The margination propensity of spherical particles for vascular targeting in the microcirculation

Francesco Gentile¹ , Antonio Curcio² , Ciro Indolfi² , Mauro Ferrari^3,4 and Paolo Decuzzi^1,3

¹  Center of Bio-/Nanotechnology and -/Engineering for Medicine University of Magna Graecia at Catanzaro, Viale Europa – Loc. Germaneto, 88100, Catanzaro, Italy

²  Division of Cardiology, University of Magna Graecia at Catanzaro Viale Europa – Loc. Germaneto, 88100, Catanzaro, Italy

³  The University of Texas Health Science Center Houston 1825 Pressler St, Houston, Texas, 77030, USA

⁴  M.D. Anderson Cancer Center and Rice University 1825 Pressler St, Houston, Texas, 77030, USA

author email corresponding author email

Journal of Nanobiotechnology 2008, 6:9doi:10.1186/1477-3155-6-9

Published:	15 August 2008

Abstract

The propensity of circulating particles to drift laterally towards the vessel walls (margination) in the microcirculation has been experimentally studied using a parallel plate flow chamber.

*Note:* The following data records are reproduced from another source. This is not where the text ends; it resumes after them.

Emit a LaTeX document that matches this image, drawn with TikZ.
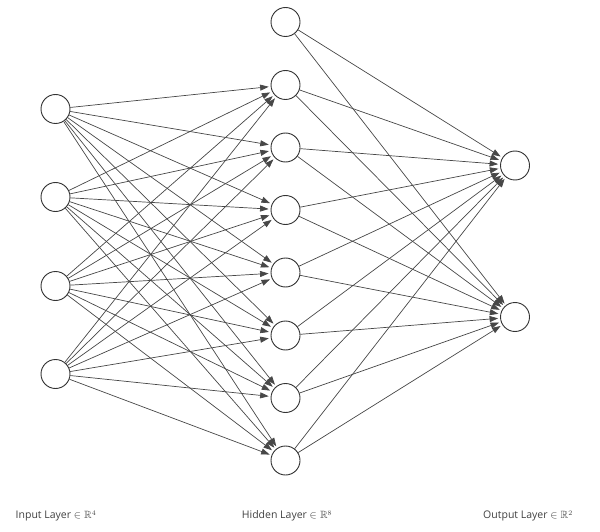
\documentclass[tikz,border=0pt]{standalone}
\usepackage{amssymb}
\usepackage{fontspec}
\setmainfont{Open Sans}
\usetikzlibrary{arrows.meta}

\tikzset{
  neuron/.style={draw=black!80,circle,fill=white,line width=0.9pt,minimum size=29pt,inner sep=0pt},
  weight/.style={draw=black!72,line width=0.7pt,-{Triangle[length=8.5pt,width=6pt]},shorten >=2pt},
  layerlabel/.style={text=black!75,font=\fontsize{10.5}{12}\selectfont}
}

\begin{document}
\begin{tikzpicture}[x=1pt,y=-1pt]
  \useasboundingbox (0,0) rectangle (600,532);

  % input layer
  \node[neuron] (in1) at (55.5,109) {};
  \node[neuron] (in2) at (55.5,197) {};
  \node[neuron] (in3) at (55.5,286) {};
  \node[neuron] (in4) at (55.5,374) {};

  % hidden layer, h0 is the bias unit
  \node[neuron] (h0) at (285.5,22) {};
  \node[neuron] (h1) at (285.5,85) {};
  \node[neuron] (h2) at (285.5,147.5) {};
  \node[neuron] (h3) at (285.5,210) {};
  \node[neuron] (h4) at (285.5,272.5) {};
  \node[neuron] (h5) at (285.5,335.5) {};
  \node[neuron] (h6) at (285.5,398) {};
  \node[neuron] (h7) at (285.5,460.5) {};

  % output layer
  \node[neuron] (out1) at (515,165.5) {};
  \node[neuron] (out2) at (515,317) {};

  % weights
  \foreach \i in {1,...,4}
    \foreach \j in {1,...,7}
      \draw[weight] (in\i) -- (h\j);
  \foreach \j in {0,...,7}
    \foreach \k in {1,2}
      \draw[weight] (h\j) -- (out\k);

  \node[layerlabel] (lin) at (56,516) {Input Layer $\in\mathbb{R}^4$};
  \node[layerlabel] (lhid) at (287,516) {Hidden Layer $\in\mathbb{R}^8$};
  \node[layerlabel] (lout) at (528,516) {Output Layer $\in\mathbb{R}^2$};
\end{tikzpicture}
\end{document}
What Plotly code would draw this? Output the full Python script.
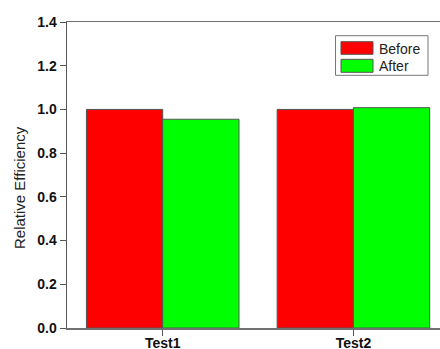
import plotly.graph_objects as go

categories = ["Test1", "Test2"]
series_names = ["Before", "After"]
before_values = [1.0, 1.0]
after_values = [0.955, 1.008]
series_colors = ["#FF0000", "#00FF00"]
y_ticks = [0.0, 0.2, 0.4, 0.6, 0.8, 1.0, 1.2, 1.4]
y_title = "Relative Efficiency"

FONT = "Arial, 'Liberation Sans', sans-serif"
W, H = 440, 349
ML, MR, MT, MB = 67, 0, 22, 21
PW, PH = W - ML - MR, H - MT - MB

fig = go.Figure()
for name, vals, col in zip(series_names, [before_values, after_values], series_colors):
    fig.add_trace(go.Bar(
        x=categories, y=vals, name=name,
        marker=dict(color=col, line=dict(color="#555555", width=1)),
        showlegend=False,
    ))

def px_x(p):
    return (p - ML) / PW

def px_y(p):
    return (H - MB - p) / PH

# custom legend (wide swatches like the original)
shapes = [dict(type="rect", xref="paper", yref="paper",
               x0=px_x(335.5), x1=px_x(428), y0=px_y(75.3), y1=px_y(35.7),
               line=dict(color="#777777", width=1), fillcolor="white")]
annotations = []
rows = [(41.7, 54.3), (59.3, 72.3)]
for (top, bot), name, col in zip(rows, series_names, series_colors):
    shapes.append(dict(type="rect", xref="paper", yref="paper",
                       x0=px_x(341), x1=px_x(373), y0=px_y(bot), y1=px_y(top),
                       line=dict(color="#555555", width=1), fillcolor=col))
    annotations.append(dict(xref="paper", yref="paper", x=px_x(377),
                            y=px_y((top + bot) / 2 + 0.5), text=name, showarrow=False,
                            xanchor="left", yanchor="middle",
                            font=dict(family=FONT, size=14, color="#222222")))

# y-axis title (placed like the original, slightly below plot centre)
annotations.append(dict(xref="paper", yref="paper", x=px_x(19.5), y=px_y(187.5),
                        text=y_title, textangle=-90, showarrow=False,
                        xanchor="center", yanchor="middle",
                        font=dict(family=FONT, size=15, color="#222222")))

fig.update_layout(
    template="none",
    width=W, height=H, autosize=False,
    margin=dict(l=ML, r=MR, t=MT, b=MB, pad=0, autoexpand=False),
    paper_bgcolor="white", plot_bgcolor="white",
    barmode="group", bargap=0.2, bargroupgap=0,
    shapes=shapes, annotations=annotations,
    showlegend=False,
    font=dict(family=FONT, color="#111111"),
)
fig.update_xaxes(
    range=[-0.502, 1.454], showgrid=False, zeroline=False, automargin=False,
    showline=True, mirror=True, linecolor="#707070", linewidth=1.5,
    ticks="outside", ticklen=6, tickwidth=1, tickcolor="#555555",
    ticklabelstandoff=-4,
    tickfont=dict(family=FONT, size=14, weight="bold", color="#111111"),
)
fig.update_yaxes(
    range=[0, 1.4], tickvals=y_ticks, tickformat=".1f", automargin=False,
    showgrid=False, zeroline=False,
    showline=True, mirror=False, linecolor="#555555", linewidth=1.5,
    ticks="outside", ticklen=6, tickwidth=1, tickcolor="#555555",
    tickfont=dict(family=FONT, size=14, weight="bold", color="#111111"),
)

fig.write_html("out.html", config={"displayModeBar": False, "staticPlot": True},
               post_script="document.body.style.margin='0';document.body.style.overflow='hidden';")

Fluorescent polystyrene particles, with a relative density to water of just 50 g/cm³comparable with that of liposomal or polymeric nanoparticles used in drug delivery and bio-imaging, have been used with a diameter spanning over three order of magnitudes from 50 nm up to 10 μm. The number of particles marginating per unit surface have been measured through confocal fluorescent microscopy for a horizontal chamber, and the corresponding total volume of particles has been calculated. Scaling laws have been derived as a function of the particle diameter d. In horizontal capillaries, margination is mainly due to the gravitational force for particles with d > 200 nm and increases with d⁴; whereas for smaller particles increases with d³. In vertical capillaries, since the particles are heavier than the fluid they would tend to marginate towards the walls in downward flows and towards the center in upward flows, with increasing with d^9/2. However, the margination in vertical capillaries is predicted to be much smaller than in horizontal capillaries. These results suggest that, for particles circulating in an external field of volume forces (gravitation or magnetic), the strategy of using larger particles designed to marginate and adhere firmly to the vascular walls under flow could be more effective than that of using particles sufficiently small (d < 200 nm) to hopefully cross a discontinuous endothelium.